=== PROBLEM DESCRIPTION ===
Output the full listing below exactly, without the pictures.

=== DATASET CONTENT ===
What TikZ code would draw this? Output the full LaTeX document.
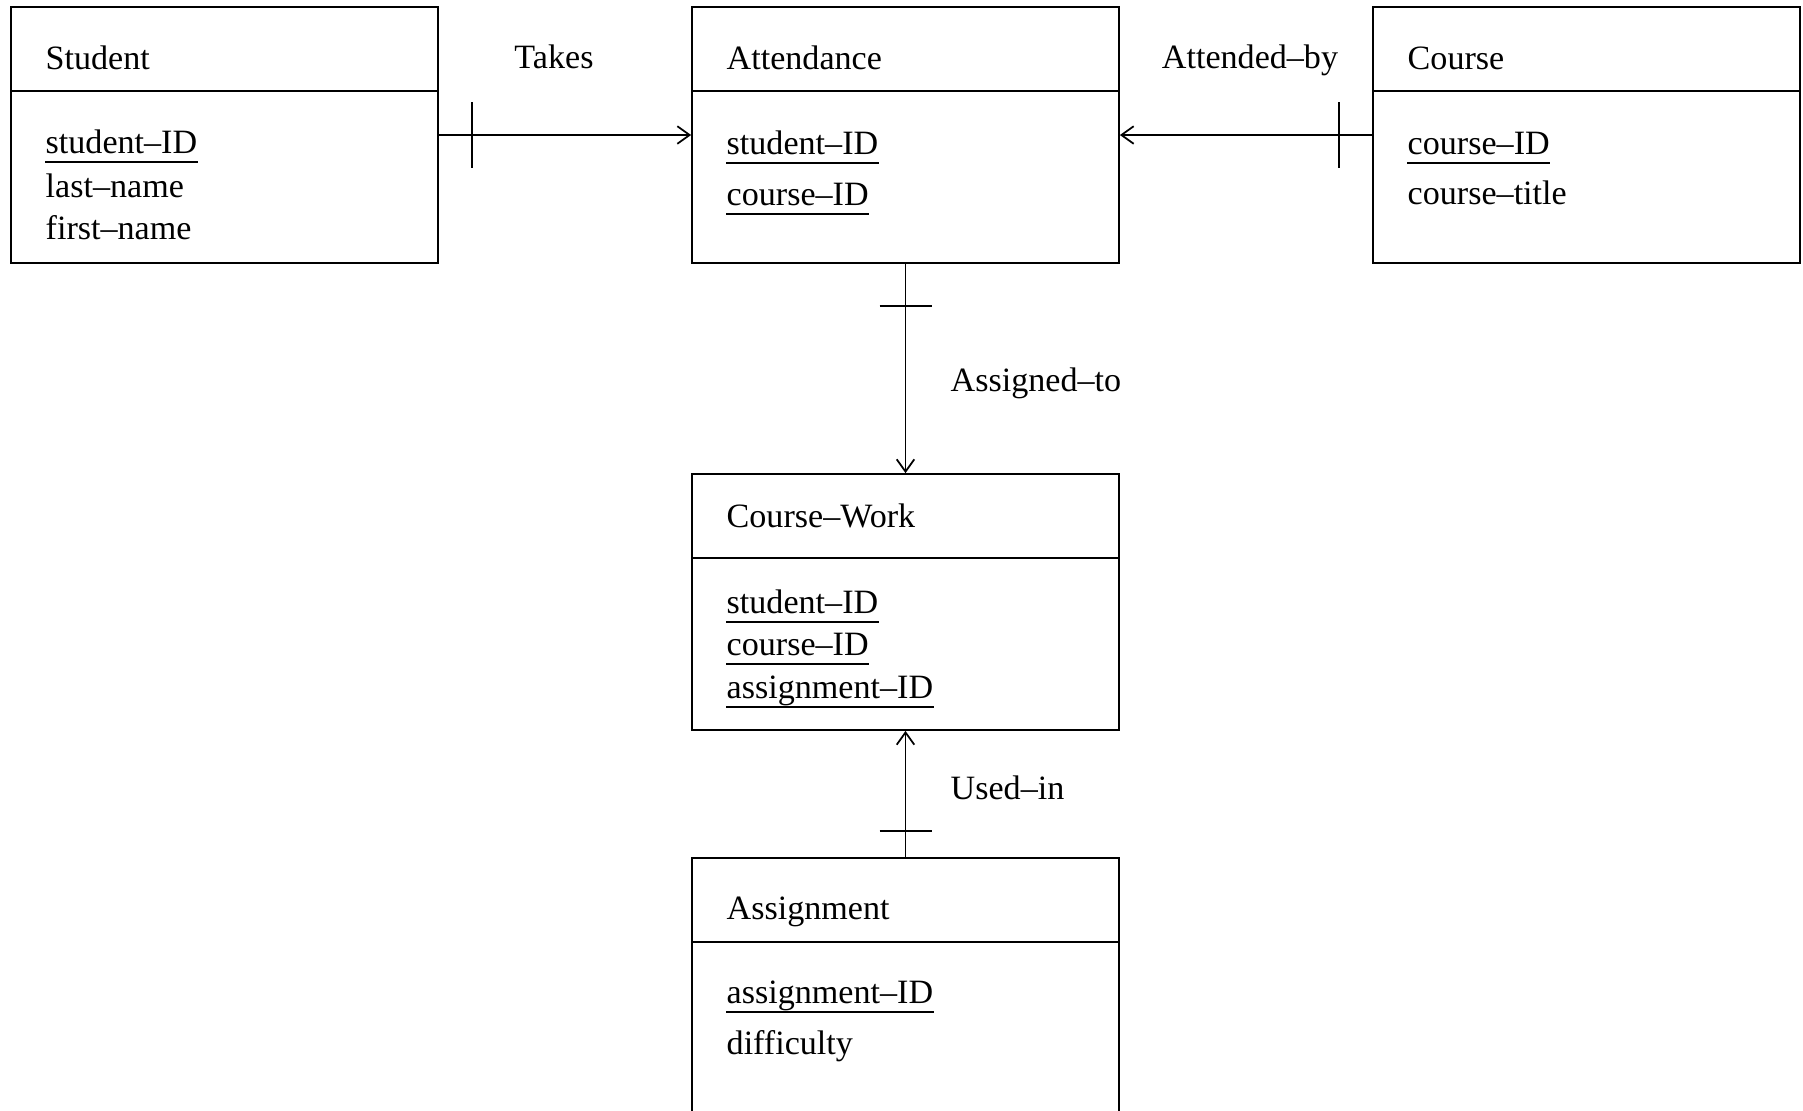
\documentclass[tikz,border=0pt]{standalone}
\usepackage{fontspec}
\setmainfont{Liberation Serif}
\usetikzlibrary{arrows.meta}

\tikzset{
    entity/.style={draw, line width=0.5pt, minimum width=42.7mm, minimum height=25.6mm, inner sep=0pt},
    txt/.style={anchor=base west, inner sep=0pt},
    keyattr/.style={txt, text depth=2.3pt,
        append after command={(\tikzlastnode.south west) edge[line width=0.5pt] (\tikzlastnode.south east)}},
    link/.style={line width=0.5pt, -{Straight Barb[length=3.5pt, width=5pt]}},
    bar/.style={line width=0.5pt},
    rel/.style={anchor=base, inner sep=0pt}
}

\begin{document}
\begin{tikzpicture}[x=0.1mm, y=-0.1mm, font=\fontsize{9.7}{11.6}\selectfont]
    \useasboundingbox (0,0) rectangle (1803,1110);
    \clip (0,0) rectangle (1803,1110);

    % entities
    \node[entity] (stu) at (224.5,135) {};
    \node[entity] (att) at (905.5,135) {};
    \node[entity] (crs) at (1586.5,135) {};
    \node[entity] (cw) at (905.5,602) {};
    \node[entity] (asg) at (905.5,986) {};

    \foreach \e in {stu, att, crs, cw, asg}{
        \draw[line width=0.5pt] ([yshift=-8.5mm]\e.north west) -- ([yshift=-8.5mm]\e.north east);
    }

    \node[txt] (stuT) at (45,69) {Student};
    \node[txt] (attT) at (726,69) {Attendance};
    \node[txt] (crsT) at (1407,69) {Course};
    \node[txt] (cwT) at (726,527) {Course--Work};
    \node[txt] (asgT) at (726,919) {Assignment};

    \node[keyattr] (stuA1) at (45,153) {student--ID};
    \node[txt] (stuA2) at (45,197) {last--name};
    \node[txt] (stuA3) at (45,239) {first--name};

    \node[keyattr] (attA1) at (726,154) {student--ID};
    \node[keyattr] (attA2) at (726,205) {course--ID};

    \node[keyattr] (crsA1) at (1407,154) {course--ID};
    \node[txt] (crsA2) at (1407,204) {course--title};

    \node[keyattr] (cwA1) at (726,613) {student--ID};
    \node[keyattr] (cwA2) at (726,655) {course--ID};
    \node[keyattr] (cwA3) at (726,698) {assignment--ID};

    \node[keyattr] (asgA1) at (726,1003) {assignment--ID};
    \node[txt] (asgA2) at (726,1054) {difficulty};

    % relationships
    \draw[link] (stu.east) -- (att.west);
    \draw[link] (crs.west) -- (att.east);
    \draw[link] (att.south) -- (cw.north);
    \draw[link] (asg.north) -- (cw.south);

    \coordinate (tkB) at ([xshift=3.3mm]stu.east);
    \draw[bar] ([yshift=3.3mm]tkB) -- ([yshift=-3.3mm]tkB);
    \coordinate (abB) at ([xshift=-3.3mm]crs.west);
    \draw[bar] ([yshift=3.3mm]abB) -- ([yshift=-3.3mm]abB);
    \coordinate (atB) at ([yshift=-4.2mm]att.south);
    \draw[bar] ([xshift=-2.6mm]atB) -- ([xshift=2.6mm]atB);
    \coordinate (uiB) at ([yshift=2.6mm]asg.north);
    \draw[bar] ([xshift=-2.6mm]uiB) -- ([xshift=2.6mm]uiB);

    \node[rel] (takes) at (554,68) {Takes};
    \node[rel] (attby) at (1250,68) {Attended--by};
    \node[txt] (asgto) at (950,391) {Assigned--to};
    \node[txt] (usedin) at (950,799) {Used--in};
\end{tikzpicture}
\end{document}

=== EXPECTED ANSWER ===
What TikZ code would draw this? Output the full LaTeX document.
\documentclass[tikz,border=0pt]{standalone}
\usepackage{fontspec}
\setmainfont{Liberation Serif}
\usetikzlibrary{arrows.meta}

\tikzset{
    entity/.style={draw, line width=0.5pt, minimum width=42.7mm, minimum height=25.6mm, inner sep=0pt},
    txt/.style={anchor=base west, inner sep=0pt},
    keyattr/.style={txt, text depth=2.3pt,
        append after command={(\tikzlastnode.south west) edge[line width=0.5pt] (\tikzlastnode.south east)}},
    link/.style={line width=0.5pt, -{Straight Barb[length=3.5pt, width=5pt]}},
    bar/.style={line width=0.5pt},
    rel/.style={anchor=base, inner sep=0pt}
}

\begin{document}
\begin{tikzpicture}[x=0.1mm, y=-0.1mm, font=\fontsize{9.7}{11.6}\selectfont]
    \useasboundingbox (0,0) rectangle (1803,1110);
    \clip (0,0) rectangle (1803,1110);

    % entities
    \node[entity] (stu) at (224.5,135) {};
    \node[entity] (att) at (905.5,135) {};
    \node[entity] (crs) at (1586.5,135) {};
    \node[entity] (cw) at (905.5,602) {};
    \node[entity] (asg) at (905.5,986) {};

    \foreach \e in {stu, att, crs, cw, asg}{
        \draw[line width=0.5pt] ([yshift=-8.5mm]\e.north west) -- ([yshift=-8.5mm]\e.north east);
    }

    \node[txt] (stuT) at (45,69) {Student};
    \node[txt] (attT) at (726,69) {Attendance};
    \node[txt] (crsT) at (1407,69) {Course};
    \node[txt] (cwT) at (726,527) {Course--Work};
    \node[txt] (asgT) at (726,919) {Assignment};

    \node[keyattr] (stuA1) at (45,153) {student--ID};
    \node[txt] (stuA2) at (45,197) {last--name};
    \node[txt] (stuA3) at (45,239) {first--name};

    \node[keyattr] (attA1) at (726,154) {student--ID};
    \node[keyattr] (attA2) at (726,205) {course--ID};

    \node[keyattr] (crsA1) at (1407,154) {course--ID};
    \node[txt] (crsA2) at (1407,204) {course--title};

    \node[keyattr] (cwA1) at (726,613) {student--ID};
    \node[keyattr] (cwA2) at (726,655) {course--ID};
    \node[keyattr] (cwA3) at (726,698) {assignment--ID};

    \node[keyattr] (asgA1) at (726,1003) {assignment--ID};
    \node[txt] (asgA2) at (726,1054) {difficulty};

    % relationships
    \draw[link] (stu.east) -- (att.west);
    \draw[link] (crs.west) -- (att.east);
    \draw[link] (att.south) -- (cw.north);
    \draw[link] (asg.north) -- (cw.south);

    \coordinate (tkB) at ([xshift=3.3mm]stu.east);
    \draw[bar] ([yshift=3.3mm]tkB) -- ([yshift=-3.3mm]tkB);
    \coordinate (abB) at ([xshift=-3.3mm]crs.west);
    \draw[bar] ([yshift=3.3mm]abB) -- ([yshift=-3.3mm]abB);
    \coordinate (atB) at ([yshift=-4.2mm]att.south);
    \draw[bar] ([xshift=-2.6mm]atB) -- ([xshift=2.6mm]atB);
    \coordinate (uiB) at ([yshift=2.6mm]asg.north);
    \draw[bar] ([xshift=-2.6mm]uiB) -- ([xshift=2.6mm]uiB);

    \node[rel] (takes) at (554,68) {Takes};
    \node[rel] (attby) at (1250,68) {Attended--by};
    \node[txt] (asgto) at (950,391) {Assigned--to};
    \node[txt] (usedin) at (950,799) {Used--in};
\end{tikzpicture}
\end{document}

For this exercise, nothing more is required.